— Record extracts —
* * *

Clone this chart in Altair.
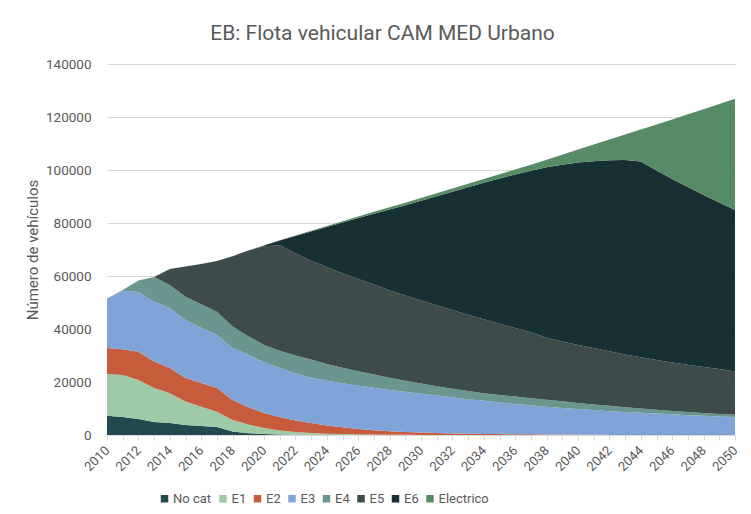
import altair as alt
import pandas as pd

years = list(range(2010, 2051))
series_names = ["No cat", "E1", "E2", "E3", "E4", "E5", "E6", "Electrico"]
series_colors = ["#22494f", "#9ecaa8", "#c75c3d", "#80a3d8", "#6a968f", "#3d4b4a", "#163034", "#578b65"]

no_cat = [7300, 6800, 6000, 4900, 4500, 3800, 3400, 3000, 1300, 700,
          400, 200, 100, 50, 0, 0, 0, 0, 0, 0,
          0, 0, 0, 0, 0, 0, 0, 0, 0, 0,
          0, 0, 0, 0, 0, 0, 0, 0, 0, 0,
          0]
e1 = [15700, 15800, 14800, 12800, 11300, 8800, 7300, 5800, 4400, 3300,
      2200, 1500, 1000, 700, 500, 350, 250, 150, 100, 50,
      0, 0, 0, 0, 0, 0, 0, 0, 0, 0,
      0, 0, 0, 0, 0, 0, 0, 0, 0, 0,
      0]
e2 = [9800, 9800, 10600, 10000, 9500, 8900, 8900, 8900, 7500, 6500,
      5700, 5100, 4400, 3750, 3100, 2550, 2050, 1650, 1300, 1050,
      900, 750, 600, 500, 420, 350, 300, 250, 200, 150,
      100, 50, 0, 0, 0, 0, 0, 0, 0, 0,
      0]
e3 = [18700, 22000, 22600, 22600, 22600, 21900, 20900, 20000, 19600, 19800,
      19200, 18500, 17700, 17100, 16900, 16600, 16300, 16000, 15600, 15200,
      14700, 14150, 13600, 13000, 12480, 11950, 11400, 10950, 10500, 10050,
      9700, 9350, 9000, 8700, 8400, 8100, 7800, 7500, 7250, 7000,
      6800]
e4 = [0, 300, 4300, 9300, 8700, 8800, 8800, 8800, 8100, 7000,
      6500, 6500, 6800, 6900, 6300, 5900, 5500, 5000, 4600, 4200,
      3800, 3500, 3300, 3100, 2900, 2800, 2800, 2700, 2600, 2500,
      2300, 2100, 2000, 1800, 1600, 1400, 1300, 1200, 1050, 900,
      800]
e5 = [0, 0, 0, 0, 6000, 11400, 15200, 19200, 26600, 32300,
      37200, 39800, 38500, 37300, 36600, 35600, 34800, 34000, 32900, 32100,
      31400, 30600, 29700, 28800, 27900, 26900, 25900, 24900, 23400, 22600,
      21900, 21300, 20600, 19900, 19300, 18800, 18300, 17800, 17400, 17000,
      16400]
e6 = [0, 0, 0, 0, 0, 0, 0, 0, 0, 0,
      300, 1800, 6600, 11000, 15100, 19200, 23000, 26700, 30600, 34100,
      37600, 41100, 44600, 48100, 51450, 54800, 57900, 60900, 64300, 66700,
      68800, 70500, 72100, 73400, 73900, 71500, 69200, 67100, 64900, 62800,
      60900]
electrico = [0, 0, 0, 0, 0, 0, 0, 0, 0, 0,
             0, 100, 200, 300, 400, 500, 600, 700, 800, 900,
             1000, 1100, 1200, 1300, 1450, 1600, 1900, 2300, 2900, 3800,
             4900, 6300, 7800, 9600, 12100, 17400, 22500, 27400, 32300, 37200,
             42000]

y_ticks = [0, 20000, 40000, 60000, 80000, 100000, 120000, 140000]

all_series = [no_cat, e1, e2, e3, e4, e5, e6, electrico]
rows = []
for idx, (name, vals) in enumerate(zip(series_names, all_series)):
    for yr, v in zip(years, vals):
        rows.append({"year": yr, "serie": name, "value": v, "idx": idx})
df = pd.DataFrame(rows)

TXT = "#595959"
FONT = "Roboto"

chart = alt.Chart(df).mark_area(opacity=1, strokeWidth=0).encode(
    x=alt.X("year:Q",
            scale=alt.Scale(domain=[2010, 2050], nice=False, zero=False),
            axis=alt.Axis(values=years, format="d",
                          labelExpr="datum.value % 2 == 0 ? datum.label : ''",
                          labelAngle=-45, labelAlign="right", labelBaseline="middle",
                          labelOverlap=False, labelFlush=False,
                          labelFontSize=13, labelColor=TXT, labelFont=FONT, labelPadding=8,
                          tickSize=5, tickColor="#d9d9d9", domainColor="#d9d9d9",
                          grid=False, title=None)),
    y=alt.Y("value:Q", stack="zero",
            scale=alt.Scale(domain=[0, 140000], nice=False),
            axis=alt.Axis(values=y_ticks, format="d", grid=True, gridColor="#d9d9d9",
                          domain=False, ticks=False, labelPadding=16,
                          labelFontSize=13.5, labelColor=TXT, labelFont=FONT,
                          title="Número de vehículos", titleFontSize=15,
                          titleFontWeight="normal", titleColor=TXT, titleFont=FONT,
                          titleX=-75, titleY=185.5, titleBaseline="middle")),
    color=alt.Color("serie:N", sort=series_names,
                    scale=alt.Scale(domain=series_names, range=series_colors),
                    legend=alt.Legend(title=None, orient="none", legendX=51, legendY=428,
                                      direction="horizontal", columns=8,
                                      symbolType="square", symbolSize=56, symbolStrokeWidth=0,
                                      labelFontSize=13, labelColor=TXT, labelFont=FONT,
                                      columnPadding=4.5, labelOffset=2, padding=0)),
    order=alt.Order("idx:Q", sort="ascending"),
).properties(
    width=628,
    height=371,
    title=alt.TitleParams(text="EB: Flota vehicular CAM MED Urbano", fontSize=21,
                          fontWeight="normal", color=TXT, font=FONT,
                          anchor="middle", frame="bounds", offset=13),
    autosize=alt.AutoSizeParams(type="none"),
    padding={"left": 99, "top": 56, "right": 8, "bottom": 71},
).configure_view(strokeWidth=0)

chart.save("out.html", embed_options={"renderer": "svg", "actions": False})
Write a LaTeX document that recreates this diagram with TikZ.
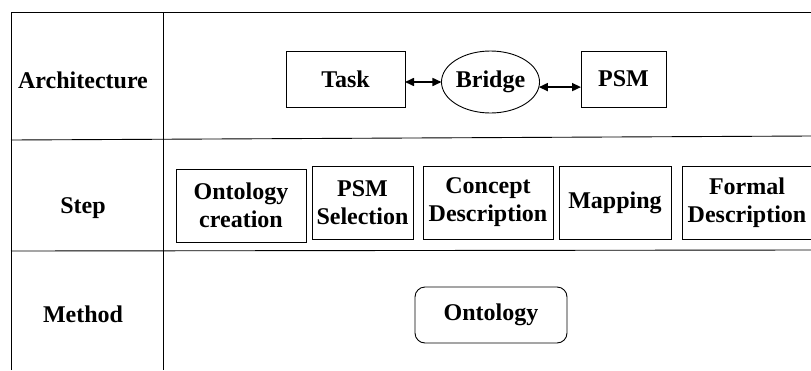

* * *

— Exercise details —
Print all of the entries word for word. Skip any images they contain.

— Task output —
Clone this chart in Altair.
import altair as alt
import pandas as pd

years = list(range(2010, 2051))
series_names = ["No cat", "E1", "E2", "E3", "E4", "E5", "E6", "Electrico"]
series_colors = ["#22494f", "#9ecaa8", "#c75c3d", "#80a3d8", "#6a968f", "#3d4b4a", "#163034", "#578b65"]

no_cat = [7300, 6800, 6000, 4900, 4500, 3800, 3400, 3000, 1300, 700,
          400, 200, 100, 50, 0, 0, 0, 0, 0, 0,
          0, 0, 0, 0, 0, 0, 0, 0, 0, 0,
          0, 0, 0, 0, 0, 0, 0, 0, 0, 0,
          0]
e1 = [15700, 15800, 14800, 12800, 11300, 8800, 7300, 5800, 4400, 3300,
      2200, 1500, 1000, 700, 500, 350, 250, 150, 100, 50,
      0, 0, 0, 0, 0, 0, 0, 0, 0, 0,
      0, 0, 0, 0, 0, 0, 0, 0, 0, 0,
      0]
e2 = [9800, 9800, 10600, 10000, 9500, 8900, 8900, 8900, 7500, 6500,
      5700, 5100, 4400, 3750, 3100, 2550, 2050, 1650, 1300, 1050,
      900, 750, 600, 500, 420, 350, 300, 250, 200, 150,
      100, 50, 0, 0, 0, 0, 0, 0, 0, 0,
      0]
e3 = [18700, 22000, 22600, 22600, 22600, 21900, 20900, 20000, 19600, 19800,
      19200, 18500, 17700, 17100, 16900, 16600, 16300, 16000, 15600, 15200,
      14700, 14150, 13600, 13000, 12480, 11950, 11400, 10950, 10500, 10050,
      9700, 9350, 9000, 8700, 8400, 8100, 7800, 7500, 7250, 7000,
      6800]
e4 = [0, 300, 4300, 9300, 8700, 8800, 8800, 8800, 8100, 7000,
      6500, 6500, 6800, 6900, 6300, 5900, 5500, 5000, 4600, 4200,
      3800, 3500, 3300, 3100, 2900, 2800, 2800, 2700, 2600, 2500,
      2300, 2100, 2000, 1800, 1600, 1400, 1300, 1200, 1050, 900,
      800]
e5 = [0, 0, 0, 0, 6000, 11400, 15200, 19200, 26600, 32300,
      37200, 39800, 38500, 37300, 36600, 35600, 34800, 34000, 32900, 32100,
      31400, 30600, 29700, 28800, 27900, 26900, 25900, 24900, 23400, 22600,
      21900, 21300, 20600, 19900, 19300, 18800, 18300, 17800, 17400, 17000,
      16400]
e6 = [0, 0, 0, 0, 0, 0, 0, 0, 0, 0,
      300, 1800, 6600, 11000, 15100, 19200, 23000, 26700, 30600, 34100,
      37600, 41100, 44600, 48100, 51450, 54800, 57900, 60900, 64300, 66700,
      68800, 70500, 72100, 73400, 73900, 71500, 69200, 67100, 64900, 62800,
      60900]
electrico = [0, 0, 0, 0, 0, 0, 0, 0, 0, 0,
             0, 100, 200, 300, 400, 500, 600, 700, 800, 900,
             1000, 1100, 1200, 1300, 1450, 1600, 1900, 2300, 2900, 3800,
             4900, 6300, 7800, 9600, 12100, 17400, 22500, 27400, 32300, 37200,
             42000]

y_ticks = [0, 20000, 40000, 60000, 80000, 100000, 120000, 140000]

all_series = [no_cat, e1, e2, e3, e4, e5, e6, electrico]
rows = []
for idx, (name, vals) in enumerate(zip(series_names, all_series)):
    for yr, v in zip(years, vals):
        rows.append({"year": yr, "serie": name, "value": v, "idx": idx})
df = pd.DataFrame(rows)

TXT = "#595959"
FONT = "Roboto"

chart = alt.Chart(df).mark_area(opacity=1, strokeWidth=0).encode(
    x=alt.X("year:Q",
            scale=alt.Scale(domain=[2010, 2050], nice=False, zero=False),
            axis=alt.Axis(values=years, format="d",
                          labelExpr="datum.value % 2 == 0 ? datum.label : ''",
                          labelAngle=-45, labelAlign="right", labelBaseline="middle",
                          labelOverlap=False, labelFlush=False,
                          labelFontSize=13, labelColor=TXT, labelFont=FONT, labelPadding=8,
                          tickSize=5, tickColor="#d9d9d9", domainColor="#d9d9d9",
                          grid=False, title=None)),
    y=alt.Y("value:Q", stack="zero",
            scale=alt.Scale(domain=[0, 140000], nice=False),
            axis=alt.Axis(values=y_ticks, format="d", grid=True, gridColor="#d9d9d9",
                          domain=False, ticks=False, labelPadding=16,
                          labelFontSize=13.5, labelColor=TXT, labelFont=FONT,
                          title="Número de vehículos", titleFontSize=15,
                          titleFontWeight="normal", titleColor=TXT, titleFont=FONT,
                          titleX=-75, titleY=185.5, titleBaseline="middle")),
    color=alt.Color("serie:N", sort=series_names,
                    scale=alt.Scale(domain=series_names, range=series_colors),
                    legend=alt.Legend(title=None, orient="none", legendX=51, legendY=428,
                                      direction="horizontal", columns=8,
                                      symbolType="square", symbolSize=56, symbolStrokeWidth=0,
                                      labelFontSize=13, labelColor=TXT, labelFont=FONT,
                                      columnPadding=4.5, labelOffset=2, padding=0)),
    order=alt.Order("idx:Q", sort="ascending"),
).properties(
    width=628,
    height=371,
    title=alt.TitleParams(text="EB: Flota vehicular CAM MED Urbano", fontSize=21,
                          fontWeight="normal", color=TXT, font=FONT,
                          anchor="middle", frame="bounds", offset=13),
    autosize=alt.AutoSizeParams(type="none"),
    padding={"left": 99, "top": 56, "right": 8, "bottom": 71},
).configure_view(strokeWidth=0)

chart.save("out.html", embed_options={"renderer": "svg", "actions": False})
Write a LaTeX document that recreates this diagram with TikZ.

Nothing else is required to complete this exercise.